Writing a pre-flight check for burning the cert. Let me know if something seems off. I’m not transporting with a CRC or anything because I assume a corrupt cert won’t verify:
Is the cert valid against the public key?
Does the cert serial match the RPi serial?
Are the pages we’re going to use already protected?**
Are the rows we plan to use empty?
Burn and verify each row (burn is actually very slow!)
Number of OTP pages required: 7
Protection pages: 004 : 00a
First protection row to program: f89
Last protection row to program: f95
Cert write to OTP: 32
**Code to determine what to protect seems to be working. Return status 32 means OTP not blank (because I have a cert there )
One issue with my current approach is that I use the first row (2 bytes) to store the length of the cert. I don’t believe the length is consistent. So I need to:
Reshuffle all the math to account for an extra row, or
We’ve discussed some kind of directory structure with entries starting from the last free page and moving forward. If that contains the data length, then we wouldn’t need to start the cert with it.
Leading to a few concerns:
The protection fuses are not very granular, so the directory table would be unprotected (only soft protection) and could become corrupted rendering everything useless.
Perhaps the “really important stuff” like cert, any hardware/manufacturing info should have a fixed location (along with a directory entry) so it can survive a corrupt directory table
Looping us back to needing the cert length at in the first row of the cert.
EDIT: it seems like if only the serial and validity change the cert is the same length, but what if we update a field in the future? Think the issue still applies.
The DER format has the length encoded at the beginning!
The first byte is 0x30
The next byte is the length (maybe):
If the length is less than 128 bytes, then the length is second byte (up to 0x80).
If the length is 128 to 256, then you’ll have 0x81 for the second byte and the third byte will be the number of bytes from 128 to 256 (0x81 XX)
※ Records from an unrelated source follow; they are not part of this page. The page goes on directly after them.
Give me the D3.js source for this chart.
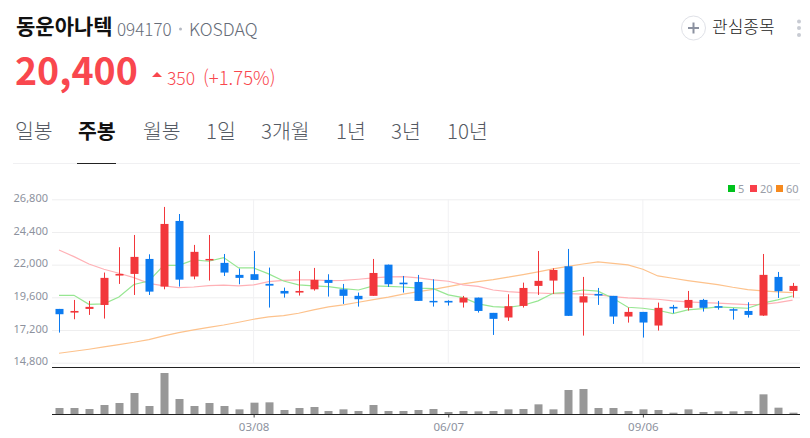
<!DOCTYPE html>
<html lang="ko">
<head>
<meta charset="utf-8">
<script src="https://cdn.jsdelivr.net/npm/d3@7"></script>
<style>
    html, body { margin: 0; padding: 0; background: #fff; }
    svg { display: block; font-family: "Noto Sans CJK KR", "Noto Sans", sans-serif; }
    .axis-label { font-family: "Noto Sans", "Noto Sans CJK KR", sans-serif; }
</style>
</head>
<body>
<svg id="chart" width="810" height="438"></svg>
<script>
const weeks = ['12/07','12/14','12/21','12/28','01/04','01/11','01/18','01/25','02/01','02/08',
    '02/15','02/22','03/01','03/08','03/15','03/22','03/29','04/05','04/12','04/19',
    '04/26','05/03','05/10','05/17','05/24','05/31','06/07','06/14','06/21','06/28',
    '07/05','07/12','07/19','07/26','08/02','08/09','08/16','08/23','08/30','09/06',
    '09/13','09/20','09/27','10/04','10/11','10/18','10/25','11/01','11/08','11/15'];

const opens = [18750,18480,18750,19040,21200,21320,22420,20390,25210,21130,
    22350,22130,21250,21300,20590,20070,19950,20190,20880,20190,
    19710,19710,22000,20680,20730,19340,19340,19220,19580,18460,
    18120,18970,20440,20830,21880,19220,19850,19710,18190,18530,
    17530,18900,18830,19410,18950,18730,18600,18260,21100,20070];
const closes = [18360,18600,18900,21030,21320,22570,20020,24990,20900,22940,
    22420,21420,21030,20880,20460,19880,20070,20880,20660,19710,
    19460,21390,20560,20560,19340,19270,19220,19580,18600,18020,
    18950,20290,20810,21610,18240,19680,19730,18190,18530,17750,
    18830,18780,19410,18830,18850,18650,18310,21250,20050,20440];
const highs = [18750,19410,19340,21420,23280,24180,22760,26240,25720,23450,
    24180,22785,21710,23005,21785,20315,21540,21760,21295,20585,
    19950,22420,22005,21170,21245,20925,19385,19705,19580,18455,
    19825,20680,23005,21735,23155,21100,20290,19705,18850,18530,
    19215,19045,20070,19485,19335,18800,19240,22785,21465,20660];
const lows = [17010,17990,18310,18040,20585,19775,19775,20190,20390,20925,
    20830,21170,20560,20880,18850,19580,19730,20095,19655,19115,
    18920,19705,20365,19950,19335,18920,18995,18850,18480,16840,
    17870,18850,19775,19850,18235,16790,19045,17650,17745,16645,
    17160,18430,18625,18555,18700,17965,18115,18235,19555,19580];

const ma5 = [19750,19750,19090,19120,19630,20540,20800,21950,21950,22350,
    22250,22520,21760,21760,21320,20800,20510,20440,20390,20240,
    20140,20440,20410,20360,20270,20240,19780,19580,19120,18920,
    18870,19020,19340,19900,19970,20140,20050,19530,18870,18800,
    18650,18410,18680,18770,18900,18850,18800,19170,19410,19700];
const ma20 = [23080,22590,22050,21660,21370,21050,20630,20440,20320,20360,
    20460,20490,20440,20510,20760,20850,20880,20880,20830,20850,
    20930,21030,21100,21120,21030,20880,20780,20510,20410,20140,
    20020,19950,19920,19880,19880,19830,19800,19650,19560,19510,
    19460,19340,19260,19210,19170,19120,19070,19090,19210,19390];
const ma60 = [15495,15640,15790,15960,16130,16300,16500,16770,17010,17210,
    17400,17570,17770,17990,18160,18260,18430,18680,18900,19040,
    19240,19430,19610,19830,20020,20190,20390,20585,20760,20900,
    21080,21270,21470,21690,21880,22050,22200,22100,21980,21660,
    21170,21000,20830,20680,20540,20340,20170,20070,20000,19950];

const volumes = [180,180,150,270,330,630,240,1230,450,240,
    330,240,140,340,350,120,180,210,90,140,
    90,270,90,90,120,150,60,90,80,90,
    140,150,290,140,720,750,180,180,90,140,
    120,40,140,60,80,80,90,590,190,40];

const priceTicks = [14800,17200,19600,22000,24400,26800];
const dateTicks = ['03/08','06/07','09/06'];
const tabs = [['일봉',15],['주봉',78],['월봉',143],['1일',206],['3개월',261],['1년',336],['3년',391],['10년',447]];
const legendItems = [['5','#00c21c',728],['20','#f9404a',750],['60','#f68a1e',776]];

const RED = '#f2373b', BLUE = '#0c7bf0';
const svg = d3.select('#chart');

// header
function label(x, y, text, size, fill, weight) {
    return svg.append('text').attr('x', x).attr('y', y).text(text)
        .attr('font-size', size).attr('fill', fill).attr('font-weight', weight || 400);
}
label(16, 34, '동운아나텍', 21, '#111', 700);
label(117, 36, '094170', 17, '#666c78').attr('font-weight', 300);
svg.append('circle').attr('cx', 180.5).attr('cy', 29).attr('r', 1.5).attr('fill', '#b5b9c2');
label(189, 36, 'KOSDAQ', 17.7, '#666c78').attr('font-weight', 300);
label(15, 85, '20,400', 37.5, '#f9474e', 700);
svg.append('path').attr('d', 'M152 77L157 72L162 77Z').attr('fill', '#f9474e');
label(167, 85, '350', 17.5, '#f9474e').attr('font-weight', 300);
label(203, 85, '(+1.75%)', 18.5, '#f9474e').attr('font-weight', 300);

svg.append('circle').attr('cx', 693.5).attr('cy', 28).attr('r', 12)
    .attr('fill', '#fff').attr('stroke', '#dfe1e7');
svg.append('path').attr('d', 'M688 28H699M693.5 22.5V33.5')
    .attr('stroke', '#8b91a0').attr('stroke-width', 2);
label(712, 33, '관심종목', 17, '#222').attr('font-weight', 300);
[21.5, 28, 35].forEach(y => svg.append('circle').attr('cx', 799).attr('cy', y).attr('r', 2).attr('fill', '#c8cbd3'));

tabs.forEach(([name, x], i) => label(x, 139, name, 20.5, i === 1 ? '#111' : '#555a63', i === 1 ? 700 : 300));
svg.append('line').attr('x1', 13).attr('x2', 800).attr('y1', 163.5).attr('y2', 163.5).attr('stroke', '#f0f0f2');
svg.append('line').attr('x1', 77).attr('x2', 116).attr('y1', 163.5).attr('y2', 163.5).attr('stroke', '#222');

// legend
legendItems.forEach(([name, color, x]) => {
    svg.append('rect').attr('x', x).attr('y', 185).attr('width', 7).attr('height', 7).attr('fill', color);
    label(x + 10, 193, name, 11, '#9a9ea8').attr('class', 'axis-label');
});

// scales
const x = d3.scalePoint().domain(weeks).range([59, 792.6]);
const y = d3.scaleLinear().domain([14800, 26800]).range([362.7, 199.3]);
const yVol = d3.scaleLinear().domain([0, 1230]).range([414, 373]);

// price grid + axis
const yAxis = svg.append('g').attr('transform', 'translate(52,0)')
    .call(d3.axisLeft(y).tickValues(priceTicks).tickFormat(d3.format(',')).tickSize(-748).tickPadding(4));
yAxis.select('.domain').remove();
yAxis.selectAll('line').attr('stroke', '#eeeeef');
yAxis.selectAll('text').attr('class', 'axis-label').attr('font-size', 11)
    .attr('fill', '#8d929e').attr('dy', '0.2em');

svg.append('g').selectAll('line').data(dateTicks).join('line')
    .attr('x1', d => x(d)).attr('x2', d => x(d)).attr('y1', 199).attr('y2', 363)
    .attr('stroke', '#f1f1f3');

svg.append('line').attr('x1', 52).attr('x2', 800).attr('y1', 367.5).attr('y2', 367.5).attr('stroke', '#222');

// moving averages
const maLine = d3.line().x((d, i) => x(weeks[i])).y(d => y(d));
[[ma60, '#fdc28c'], [ma20, '#ffb1b6'], [ma5, '#97e692']].forEach(([values, color]) => {
    svg.append('path').attr('d', maLine(values)).attr('fill', 'none')
        .attr('stroke', color).attr('stroke-width', 1.2);
});

// candles
const candles = svg.append('g').selectAll('g').data(weeks).join('g');
const candleColor = (d, i) => closes[i] >= opens[i] ? RED : BLUE;
candles.append('line')
    .attr('x1', d => Math.round(x(d)) + 0.5).attr('x2', d => Math.round(x(d)) + 0.5)
    .attr('y1', (d, i) => y(highs[i])).attr('y2', (d, i) => y(lows[i]))
    .attr('stroke', candleColor);
candles.append('rect')
    .attr('x', d => Math.round(x(d)) - 3.5).attr('width', 8)
    .attr('y', (d, i) => y(Math.max(opens[i], closes[i])))
    .attr('height', (d, i) => Math.max(1.5, Math.abs(y(opens[i]) - y(closes[i]))))
    .attr('fill', candleColor);

// volume
svg.append('g').selectAll('rect').data(weeks).join('rect')
    .attr('x', d => Math.round(x(d)) - 3.5).attr('width', 8)
    .attr('y', (d, i) => yVol(volumes[i]))
    .attr('height', (d, i) => yVol(0) - yVol(volumes[i]))
    .attr('fill', '#989898');

const xAxis = svg.append('g').attr('transform', 'translate(0,414.5)')
    .call(d3.axisBottom(x).tickValues(dateTicks).tickSize(3).tickPadding(5));
xAxis.select('.domain').remove();
xAxis.selectAll('line').attr('stroke', '#444');
xAxis.selectAll('text').attr('class', 'axis-label').attr('font-size', 11.5).attr('fill', '#8d929e');
svg.append('line').attr('x1', 52).attr('x2', 800).attr('y1', 414.5).attr('y2', 414.5).attr('stroke', '#222');
</script>
</body>
</html>
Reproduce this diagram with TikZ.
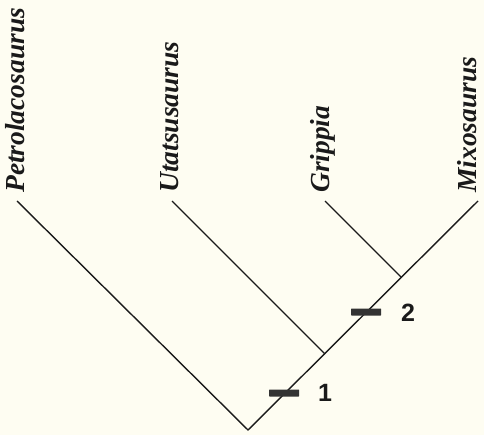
\documentclass[tikz,border=0pt]{standalone}
\usepackage{fontspec}
\setmainfont{Liberation Serif}
\newfontfamily\numfont{Liberation Sans}
\definecolor{bgcream}{HTML}{FEFDF2}
\definecolor{barcol}{HTML}{333333}
\definecolor{linecol}{HTML}{1A1A1A}
\begin{document}
\begin{tikzpicture}[x=1pt,y=-1pt,
  taxon/.style={rotate=90,anchor=mid west,inner sep=0pt,font=\fontsize{27.5}{27.5}\selectfont\bfseries\itshape,text=linecol},
  branch/.style={draw=linecol,line width=1.4pt},
  synbar/.style={fill=barcol,draw=none,minimum width=30pt,minimum height=7pt,inner sep=0pt,rounded corners=0.5pt},
  numlab/.style={font=\numfont\fontsize{25}{25}\selectfont\bfseries,text=linecol,inner sep=0pt}]
\fill[bgcream] (0,0) rectangle (484,435);
\useasboundingbox (0,0) rectangle (484,435);
\coordinate (root) at (248,430);
\coordinate (n1) at (325,354);
\coordinate (n2) at (401,277);
\coordinate (tP) at (17,201);
\coordinate (tU) at (172,201);
\coordinate (tG) at (325,201);
\coordinate (tM) at (478,201);
\draw[branch] (tP) -- (root) -- (tM);
\draw[branch] (tU) -- (n1);
\draw[branch] (tG) -- (n2);
\node[taxon] (lP) at (22.5,193) {Petrolacosaurus};
\node[taxon] (lU) at (176,193) {Utatsusaurus};
\node[taxon] (lG) at (327.5,193) {Grippia};
\node[taxon] (lM) at (474.5,193) {Mixosaurus};
\node[synbar] (b1) at (284,393) {};
\node[synbar] (b2) at (366,312) {};
\node[numlab] (num1) at (325,393) {1};
\node[numlab] (num2) at (408,313) {2};
\end{tikzpicture}
\end{document}
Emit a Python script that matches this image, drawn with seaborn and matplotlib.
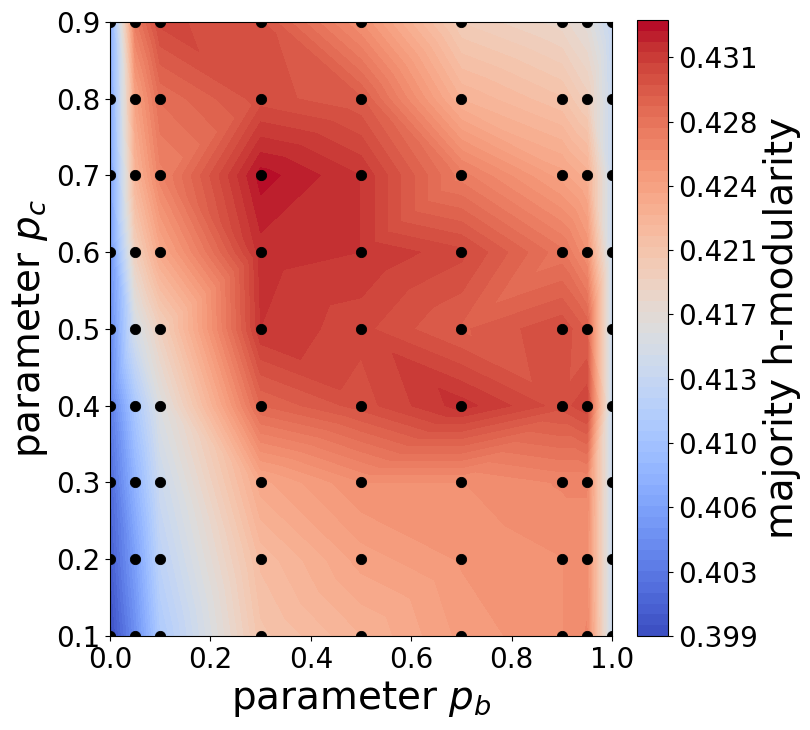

If the length is greater than 256, then byte 2 is 0x82 and the next two bytes are the length: 0x82 XX XX
If I look at the post above where you’re showing the row data, I see:
Row 0x101 is 0x8230 - correcting for endianness, that’s 0x30, 0x82. This is a DER (0x30 in first byte), length is > 256 bytes (0x82) in the second byte
Row 0x102 is 0x0203; changing endianness makes is 0x0302 or 770 decimal
(I think that means read the next 770 bytes as cert info; you’re already past the first four bytes).
I see Row 0x100 is 0x0603, little endian for decimal 774 which matches the above stuff.
Parsing ASN.1 stuff is strange with rules like that
Oh excellent, thank you! I assume for the pub key as well. Will add that. It also gives a way to search for the cert if the directory is corrupted I suppose.
The packing of the bytes was entirely my choice, but I did so thinking I can do some fancy magic to pull it back together. Currently it’s just << | , and there really isn’t any shame in that either.
Cert pages locked. One full cycle completed, and one PICO2 sacrificed
The code is an absolute mess, but now I know how to put it all together this weekend.
Some things:
Will extract the length from the cert instead of burning it at the beginning of the cert
I’m going to run with cert starts at row 0x100 until suggested otherwise
Need to look at what Henry proposed for the directory system and implement that
I’m going to expand the “model” to include the revision, but there’s a little bug somewhere I may need Henry to have a look at, we’ll see
We have a field “manufacturing data” in the whitelabel space, it appears as the board-ID. I’m planning to program the RPi unique ID here as ASCII numbers so the board can be identified even if a firmware won’t load.
Looked into this. I don’t see the ability to do per file protections in github, but I can make the public key a submodule in a repo where we lock the main branch and don’t accept pull requests.
If it’s necessary to get the cert, it would just be a matter of getting all of OTP and pulling it out. Even just displaying it all as hex in the terminal and copy/pasting for a Python script or something to extract. A fun exercise for someone
I’m thinking maybe store these as ASCII text with a beginning token and null termination. It is redundant, but I would prefer not to parse the cert to get at that info. Especially if there are ever clone devices without a valid cert. We could just trust the cert even if not valid, but I would think an invalid cert shouldn’t be trusted.
There are 128bytes in the page, any other info that should go in there?
Getting the raw individual OID values turned out to be quite the adventure, but the info section now seems to be parsing out of the cert data correctly:
IIRC, per-file protections are possible (branch protection rules?) … I’ll take a look in the next few days. Submodules increase complexity for non-expert git users … I’ve found it a support headache and generally recommend avoiding it where possible.